* begin TASK DATA *
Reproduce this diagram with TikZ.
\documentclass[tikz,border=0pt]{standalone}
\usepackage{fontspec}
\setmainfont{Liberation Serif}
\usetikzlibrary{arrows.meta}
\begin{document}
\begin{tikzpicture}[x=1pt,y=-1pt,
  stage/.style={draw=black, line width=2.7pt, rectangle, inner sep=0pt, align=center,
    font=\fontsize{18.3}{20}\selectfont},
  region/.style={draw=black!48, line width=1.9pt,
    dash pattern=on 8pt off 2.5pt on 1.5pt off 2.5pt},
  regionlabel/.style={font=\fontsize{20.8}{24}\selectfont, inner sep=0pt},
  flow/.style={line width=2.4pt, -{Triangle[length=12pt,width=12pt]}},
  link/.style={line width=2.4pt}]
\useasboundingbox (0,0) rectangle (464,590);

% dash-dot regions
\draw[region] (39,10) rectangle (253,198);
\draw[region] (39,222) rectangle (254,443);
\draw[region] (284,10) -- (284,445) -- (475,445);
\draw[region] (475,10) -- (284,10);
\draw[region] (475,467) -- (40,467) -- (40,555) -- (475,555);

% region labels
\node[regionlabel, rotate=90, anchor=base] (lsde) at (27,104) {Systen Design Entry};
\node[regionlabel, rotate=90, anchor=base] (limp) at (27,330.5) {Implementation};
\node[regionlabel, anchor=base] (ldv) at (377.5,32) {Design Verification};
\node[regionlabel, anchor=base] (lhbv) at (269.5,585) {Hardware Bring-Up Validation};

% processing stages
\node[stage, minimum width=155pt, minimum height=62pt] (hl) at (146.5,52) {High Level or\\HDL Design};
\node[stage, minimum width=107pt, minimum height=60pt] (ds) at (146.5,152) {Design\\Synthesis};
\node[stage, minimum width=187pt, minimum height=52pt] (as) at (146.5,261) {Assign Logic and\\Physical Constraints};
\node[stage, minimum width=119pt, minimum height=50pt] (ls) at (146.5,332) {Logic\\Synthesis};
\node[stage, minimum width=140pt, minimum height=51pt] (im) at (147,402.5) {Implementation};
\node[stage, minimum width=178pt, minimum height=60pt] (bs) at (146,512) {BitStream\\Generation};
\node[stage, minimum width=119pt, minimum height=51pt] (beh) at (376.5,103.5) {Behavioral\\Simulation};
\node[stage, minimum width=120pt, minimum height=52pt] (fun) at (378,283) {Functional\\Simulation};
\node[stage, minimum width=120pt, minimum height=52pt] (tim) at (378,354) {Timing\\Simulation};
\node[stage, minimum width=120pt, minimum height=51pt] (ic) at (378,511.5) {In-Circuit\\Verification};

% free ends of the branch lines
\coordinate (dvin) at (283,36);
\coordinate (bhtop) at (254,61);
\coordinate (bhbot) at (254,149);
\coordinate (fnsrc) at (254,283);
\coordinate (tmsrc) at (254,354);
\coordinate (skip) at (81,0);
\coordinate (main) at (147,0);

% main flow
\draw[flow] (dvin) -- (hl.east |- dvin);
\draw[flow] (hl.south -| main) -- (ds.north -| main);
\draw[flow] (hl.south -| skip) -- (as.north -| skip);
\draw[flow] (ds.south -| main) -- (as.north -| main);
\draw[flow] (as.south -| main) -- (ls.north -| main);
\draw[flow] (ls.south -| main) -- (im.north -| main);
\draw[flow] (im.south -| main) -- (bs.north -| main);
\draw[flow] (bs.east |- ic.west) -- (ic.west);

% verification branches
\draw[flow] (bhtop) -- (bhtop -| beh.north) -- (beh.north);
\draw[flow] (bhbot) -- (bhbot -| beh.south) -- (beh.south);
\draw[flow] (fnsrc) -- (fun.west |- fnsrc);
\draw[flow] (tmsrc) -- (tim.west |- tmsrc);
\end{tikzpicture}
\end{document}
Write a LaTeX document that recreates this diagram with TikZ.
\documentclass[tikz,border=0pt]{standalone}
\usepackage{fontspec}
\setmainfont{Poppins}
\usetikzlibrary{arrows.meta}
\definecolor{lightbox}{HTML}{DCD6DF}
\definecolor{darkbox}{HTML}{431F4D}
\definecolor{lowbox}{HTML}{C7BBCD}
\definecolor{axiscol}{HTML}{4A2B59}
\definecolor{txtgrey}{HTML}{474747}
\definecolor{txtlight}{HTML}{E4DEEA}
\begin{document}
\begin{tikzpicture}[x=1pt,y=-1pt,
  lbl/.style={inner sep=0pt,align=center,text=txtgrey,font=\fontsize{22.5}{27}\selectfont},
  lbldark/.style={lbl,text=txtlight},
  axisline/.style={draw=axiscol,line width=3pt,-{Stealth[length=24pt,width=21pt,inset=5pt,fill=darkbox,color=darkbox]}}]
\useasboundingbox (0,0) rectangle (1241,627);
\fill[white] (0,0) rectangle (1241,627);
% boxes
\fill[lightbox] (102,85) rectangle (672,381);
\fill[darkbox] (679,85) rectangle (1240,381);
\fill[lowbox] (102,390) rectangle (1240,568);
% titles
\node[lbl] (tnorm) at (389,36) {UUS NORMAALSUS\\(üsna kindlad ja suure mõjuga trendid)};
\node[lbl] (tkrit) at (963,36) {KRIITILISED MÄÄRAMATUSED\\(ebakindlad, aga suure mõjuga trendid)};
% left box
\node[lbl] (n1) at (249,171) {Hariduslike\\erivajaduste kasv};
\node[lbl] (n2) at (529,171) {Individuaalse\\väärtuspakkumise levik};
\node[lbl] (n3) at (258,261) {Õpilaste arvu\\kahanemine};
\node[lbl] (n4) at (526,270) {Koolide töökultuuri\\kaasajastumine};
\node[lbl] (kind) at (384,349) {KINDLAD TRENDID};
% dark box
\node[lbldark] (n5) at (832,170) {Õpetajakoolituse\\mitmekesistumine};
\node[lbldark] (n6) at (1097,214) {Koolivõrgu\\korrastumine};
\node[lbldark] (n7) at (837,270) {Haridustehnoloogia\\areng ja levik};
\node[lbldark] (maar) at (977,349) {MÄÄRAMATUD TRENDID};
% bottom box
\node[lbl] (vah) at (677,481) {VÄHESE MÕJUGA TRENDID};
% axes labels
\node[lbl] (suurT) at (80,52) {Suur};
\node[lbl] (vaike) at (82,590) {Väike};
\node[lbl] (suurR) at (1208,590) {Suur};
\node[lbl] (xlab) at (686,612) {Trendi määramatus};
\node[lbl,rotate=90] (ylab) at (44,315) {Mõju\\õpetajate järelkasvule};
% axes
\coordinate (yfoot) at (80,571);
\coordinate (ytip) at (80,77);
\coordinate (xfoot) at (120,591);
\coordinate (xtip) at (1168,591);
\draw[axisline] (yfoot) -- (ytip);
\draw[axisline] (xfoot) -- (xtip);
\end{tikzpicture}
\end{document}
* end TASK DATA *
* begin TASK DATA *
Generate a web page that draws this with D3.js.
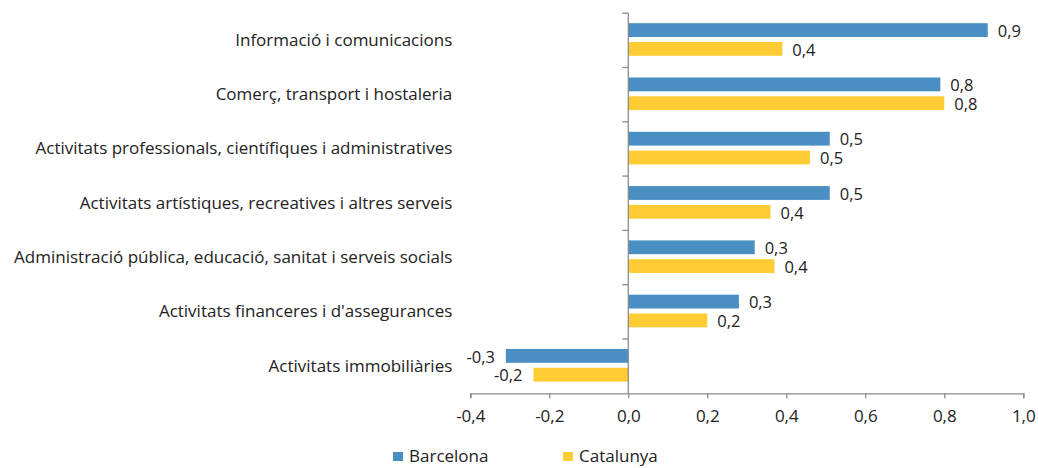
* end TASK DATA *
• [TASK]: Pick out lines containing the word "with", each one as written.

• [CORRECT OUTPUT]:
Reproduce this diagram with TikZ.
Write a LaTeX document that recreates this diagram with TikZ.
Generate a web page that draws this with D3.js.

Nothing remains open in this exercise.